▸ **Dataset excerpt**:
● ● ● ● ●
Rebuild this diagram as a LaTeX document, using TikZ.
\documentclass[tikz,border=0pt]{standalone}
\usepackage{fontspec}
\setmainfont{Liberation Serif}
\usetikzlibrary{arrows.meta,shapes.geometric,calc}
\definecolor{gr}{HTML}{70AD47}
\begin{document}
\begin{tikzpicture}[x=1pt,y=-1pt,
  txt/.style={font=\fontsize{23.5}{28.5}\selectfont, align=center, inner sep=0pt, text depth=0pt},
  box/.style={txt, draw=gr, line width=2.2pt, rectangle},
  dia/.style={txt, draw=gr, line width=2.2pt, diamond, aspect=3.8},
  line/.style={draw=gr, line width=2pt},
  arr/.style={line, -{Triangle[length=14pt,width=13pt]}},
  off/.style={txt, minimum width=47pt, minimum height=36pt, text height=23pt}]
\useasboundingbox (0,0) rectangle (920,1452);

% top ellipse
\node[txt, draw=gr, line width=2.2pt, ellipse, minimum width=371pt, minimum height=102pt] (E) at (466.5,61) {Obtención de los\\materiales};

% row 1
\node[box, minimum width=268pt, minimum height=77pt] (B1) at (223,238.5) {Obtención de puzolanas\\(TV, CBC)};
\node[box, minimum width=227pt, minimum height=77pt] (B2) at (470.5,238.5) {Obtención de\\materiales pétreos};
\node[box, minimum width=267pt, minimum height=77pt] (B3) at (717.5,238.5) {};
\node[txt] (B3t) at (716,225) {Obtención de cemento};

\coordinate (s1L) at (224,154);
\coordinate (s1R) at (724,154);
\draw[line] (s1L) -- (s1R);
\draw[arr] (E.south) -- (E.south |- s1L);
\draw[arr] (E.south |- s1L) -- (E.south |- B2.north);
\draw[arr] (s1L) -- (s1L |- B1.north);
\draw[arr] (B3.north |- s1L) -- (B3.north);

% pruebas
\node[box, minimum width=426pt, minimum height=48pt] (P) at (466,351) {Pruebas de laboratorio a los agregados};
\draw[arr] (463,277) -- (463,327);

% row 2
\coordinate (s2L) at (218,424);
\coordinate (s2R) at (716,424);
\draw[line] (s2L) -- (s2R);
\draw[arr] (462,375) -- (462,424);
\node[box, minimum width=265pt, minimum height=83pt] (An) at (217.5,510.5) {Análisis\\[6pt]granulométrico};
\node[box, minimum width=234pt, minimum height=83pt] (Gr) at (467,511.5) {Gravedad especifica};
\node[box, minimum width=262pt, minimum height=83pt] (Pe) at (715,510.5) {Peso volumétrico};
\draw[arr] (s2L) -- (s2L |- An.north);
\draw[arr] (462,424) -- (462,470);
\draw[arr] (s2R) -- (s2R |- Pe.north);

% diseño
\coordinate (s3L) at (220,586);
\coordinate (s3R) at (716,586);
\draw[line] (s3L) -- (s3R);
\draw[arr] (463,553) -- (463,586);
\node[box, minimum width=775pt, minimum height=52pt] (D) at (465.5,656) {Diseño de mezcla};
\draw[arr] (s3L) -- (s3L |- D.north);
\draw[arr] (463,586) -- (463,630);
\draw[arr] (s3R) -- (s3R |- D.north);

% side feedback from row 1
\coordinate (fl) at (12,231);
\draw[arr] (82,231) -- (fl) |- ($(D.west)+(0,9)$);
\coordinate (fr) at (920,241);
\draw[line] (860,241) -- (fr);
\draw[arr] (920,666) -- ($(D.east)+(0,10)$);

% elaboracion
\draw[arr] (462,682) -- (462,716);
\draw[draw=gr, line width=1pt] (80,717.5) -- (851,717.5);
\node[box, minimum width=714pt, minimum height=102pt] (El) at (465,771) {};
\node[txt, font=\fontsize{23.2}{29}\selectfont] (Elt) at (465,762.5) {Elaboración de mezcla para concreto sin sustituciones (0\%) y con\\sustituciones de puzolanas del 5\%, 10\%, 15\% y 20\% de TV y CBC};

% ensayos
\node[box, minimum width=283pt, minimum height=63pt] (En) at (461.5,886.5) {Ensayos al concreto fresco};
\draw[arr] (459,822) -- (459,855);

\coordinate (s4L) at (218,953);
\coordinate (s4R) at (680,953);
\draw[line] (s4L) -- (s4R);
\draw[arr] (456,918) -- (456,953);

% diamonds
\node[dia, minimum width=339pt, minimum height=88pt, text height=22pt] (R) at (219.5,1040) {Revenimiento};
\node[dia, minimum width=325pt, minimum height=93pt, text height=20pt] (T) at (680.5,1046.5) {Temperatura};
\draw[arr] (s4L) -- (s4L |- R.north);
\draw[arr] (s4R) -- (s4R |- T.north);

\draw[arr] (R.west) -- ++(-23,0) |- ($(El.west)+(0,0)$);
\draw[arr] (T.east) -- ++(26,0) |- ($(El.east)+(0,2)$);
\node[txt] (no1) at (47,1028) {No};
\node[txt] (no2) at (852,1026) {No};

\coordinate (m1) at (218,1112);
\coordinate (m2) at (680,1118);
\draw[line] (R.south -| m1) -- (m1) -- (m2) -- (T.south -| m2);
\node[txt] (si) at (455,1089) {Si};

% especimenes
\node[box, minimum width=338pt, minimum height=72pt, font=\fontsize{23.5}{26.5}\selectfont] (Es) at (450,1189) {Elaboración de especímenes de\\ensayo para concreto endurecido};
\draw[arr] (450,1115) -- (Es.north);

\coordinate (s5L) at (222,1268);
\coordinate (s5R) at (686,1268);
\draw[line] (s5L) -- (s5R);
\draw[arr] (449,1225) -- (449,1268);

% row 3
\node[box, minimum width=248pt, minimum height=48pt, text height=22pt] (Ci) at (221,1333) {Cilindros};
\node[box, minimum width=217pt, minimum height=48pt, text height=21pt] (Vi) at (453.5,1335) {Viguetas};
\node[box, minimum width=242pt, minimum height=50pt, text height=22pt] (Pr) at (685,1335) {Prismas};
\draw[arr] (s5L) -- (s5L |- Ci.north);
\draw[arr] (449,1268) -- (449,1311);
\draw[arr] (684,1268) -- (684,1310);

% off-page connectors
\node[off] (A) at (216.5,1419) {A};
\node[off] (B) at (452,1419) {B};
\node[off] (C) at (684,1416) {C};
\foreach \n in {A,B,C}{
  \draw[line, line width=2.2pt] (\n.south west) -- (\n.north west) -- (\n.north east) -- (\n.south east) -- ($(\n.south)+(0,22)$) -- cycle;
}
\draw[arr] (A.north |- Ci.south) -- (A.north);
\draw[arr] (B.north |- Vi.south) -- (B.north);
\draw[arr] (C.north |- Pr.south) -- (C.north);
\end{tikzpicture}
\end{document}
● ● ● ● ●
▸ **Given task**: Return nothing but the lines from the start of the listing above through the line containing "(B3t) at (716,225)", exactly as given.

▸ **Output of the exercise**:
Rebuild this diagram as a LaTeX document, using TikZ.
\documentclass[tikz,border=0pt]{standalone}
\usepackage{fontspec}
\setmainfont{Liberation Serif}
\usetikzlibrary{arrows.meta,shapes.geometric,calc}
\definecolor{gr}{HTML}{70AD47}
\begin{document}
\begin{tikzpicture}[x=1pt,y=-1pt,
  txt/.style={font=\fontsize{23.5}{28.5}\selectfont, align=center, inner sep=0pt, text depth=0pt},
  box/.style={txt, draw=gr, line width=2.2pt, rectangle},
  dia/.style={txt, draw=gr, line width=2.2pt, diamond, aspect=3.8},
  line/.style={draw=gr, line width=2pt},
  arr/.style={line, -{Triangle[length=14pt,width=13pt]}},
  off/.style={txt, minimum width=47pt, minimum height=36pt, text height=23pt}]
\useasboundingbox (0,0) rectangle (920,1452);

% top ellipse
\node[txt, draw=gr, line width=2.2pt, ellipse, minimum width=371pt, minimum height=102pt] (E) at (466.5,61) {Obtención de los\\materiales};

% row 1
\node[box, minimum width=268pt, minimum height=77pt] (B1) at (223,238.5) {Obtención de puzolanas\\(TV, CBC)};
\node[box, minimum width=227pt, minimum height=77pt] (B2) at (470.5,238.5) {Obtención de\\materiales pétreos};
\node[box, minimum width=267pt, minimum height=77pt] (B3) at (717.5,238.5) {};
\node[txt] (B3t) at (716,225) {Obtención de cemento};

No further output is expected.